Touching the Hot Stove – a prayer of contrition

Have you heard the idea of the “hot stove” – of not jumping to all sorts of hysterical craziness in the heat of your anger and upset? More often than not we end up apologizing for stomping on a situation in our anger, of grinding it into the dust, of killing the fly with a cannon because we are so angry. If we touch that red-hot stove, we burn our own fingers.

It happens and slips out some times because we are all innately human. We make mistakes. And if we are decent in our humanity, we apologize for our mistakes and continue on. We sincerely apologize.

Imagine for a moment what would happen of God became that angry at us for our mistakes. How terrible would that be?  What can we learn and apply to our own lives from that thought?

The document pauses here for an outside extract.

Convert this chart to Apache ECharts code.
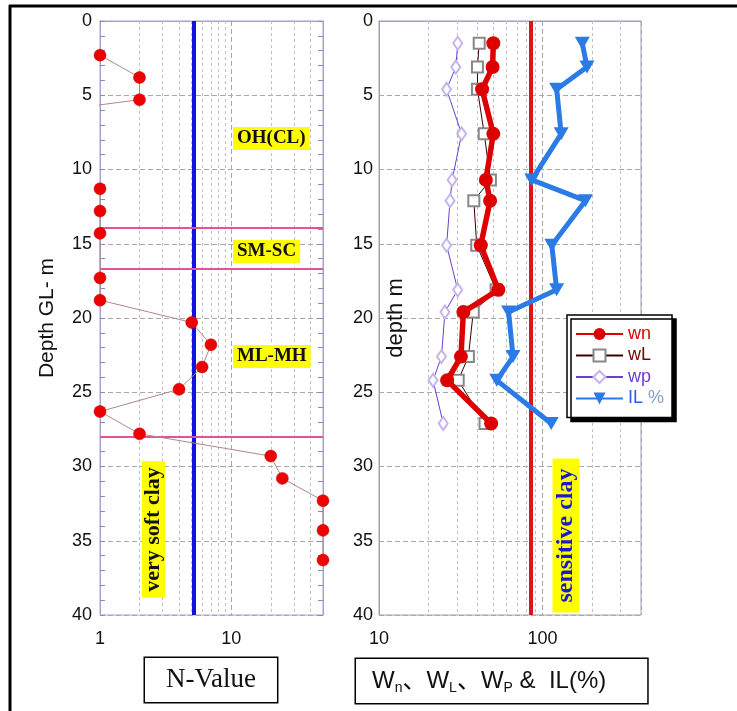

This prayer is from Jeremiah 10:23-24. Study on it, and …
keep the faith!


I know that my life is not my own.
It is not for me to direct my steps.

Correct me with gentle justice –
Not in anger, lest you reduce me to nothing.

 – Amen



How can you love somebody else if…? – A Meditation

You know this line that makes a lot of sense in the broader look at our life, but one of those pieces of advice that are difficult to hear when pointed directly at us. My grandmother called this “Easier said than done.”

How in the Hell are you going to love somebody else
if you can’t love yourself? (Can I get an Amen up in here?)

The answer again is: you just do it. The habit of forgiveness soon becomes a lifestyle of forgiveness, soon becomes a life full of forgiveness.

How the Hell, indeed!

Forgiveness and understanding begins within ourselves, then our friends, and by then you grow those spiritual muscles to let you be forgiving to those who hate you and mean you harm. This doesn’t mean to give in to them and accept their hurt, but you realize that through forgiveness of their hatred towards you, you take the power to create whatever change is necessary to remove the hatred from the air.

Yourself, then friends, then others.

See that you do not pay back
evil for evil,
but always seek what is good,
both among yourselves
and for others.

1 Ths. 5:12-22

Keep the faith!
 – Amen



Learning in Forgiveness – a prayer

When I was in business, “learnings” were also called “the take-away” as in:

What is it you will take away from this situation?

It’s true that we learn in all the situations of our life, regardless of how good or how bad the situations are. We learn. It might be as simple as “I learned never to do that again!” or as complex as “I learned that if I do (this thing) to (that person) then I receive (this outcome.)”

Each of these “take-aways” builds on the next and over a lifetime we grow from smart to wise. From short-sighted to big picture.

We have a great deal to learn when we experience the most difficult of human emotions: forgiveness. It’s tough to forgive somebody when they have done some past wrong. And even worse when we believe that they have done some past wrong and they really didn’t: we just painted a dark canvas in our mind that grew larger and darker over time.

Some folks in our lives fall into that “I can forgive them for what they did, but I can never forget.” Some we have to forgive under the moral duress of “forgive your enemies.” Not much is more difficult than standing up in church and praying for the people who hate us and want to do us wrong, but in order to be moral people, we must.

How is it that a mother can walk into a prison, visit the man who shot and killed her son, and say, “I forgive you and I am praying for you“? That’s tough, and I wonder in my own meditations if I would have that strength of character to realize that to forgive that person of what should be the most unforgivable transgression is to put that situation in the past, to move on, and begin a new and different life from that point forward.

In a less sanguine example, think about this in politics. The folks who stand up and say the most grievous things about us, whispers, half-truths and lies, they legislate against us, and they stand up in their own bully pulpit and shout to the world how bad we are. How do we come to forgive that?

How, Lord? Teach us forgiveness!

Of course Jesus taught this very plainly in the Lord’s Prayer in a sentence that we recite many many times and probably never stop to hear both sides of what we are saying:

  1. Forgive us our trespasses
  2. as we forgive those who trespass against us.

Before we can be truly loving and forgiving people it is necessary to remember that we, too, are forgiven for every fault and foible we have. Our act of forgiveness – besides being an emotional soul cleanser – is a living example of the circle of love between the Maker and us. The Creator loves and forgives us – we do our best to forgive those around us who have done us wrong – we are “rewarded” with a more clear conscience, more hours of sleep at night, and a happy soul. And by showing God’s love to us by forgiving others, God simply loves us more, forgives us again, and the circle continues.

Forgiveness is difficult. It’s all about growing up, which is why it is more difficult for “hard hearted” adults than it is for children playing together. Follow the children’s example and keep the circle turning.

Keep the faith!



God of Life,

You want us to be free,
and so
you constantly offer your forgiveness to us.

Help us to understand that
we welcome this,
when we – ourselves – forgive those who hurt us.

Then it is that
we recognize we are poor,
and you can fill us with your compassion.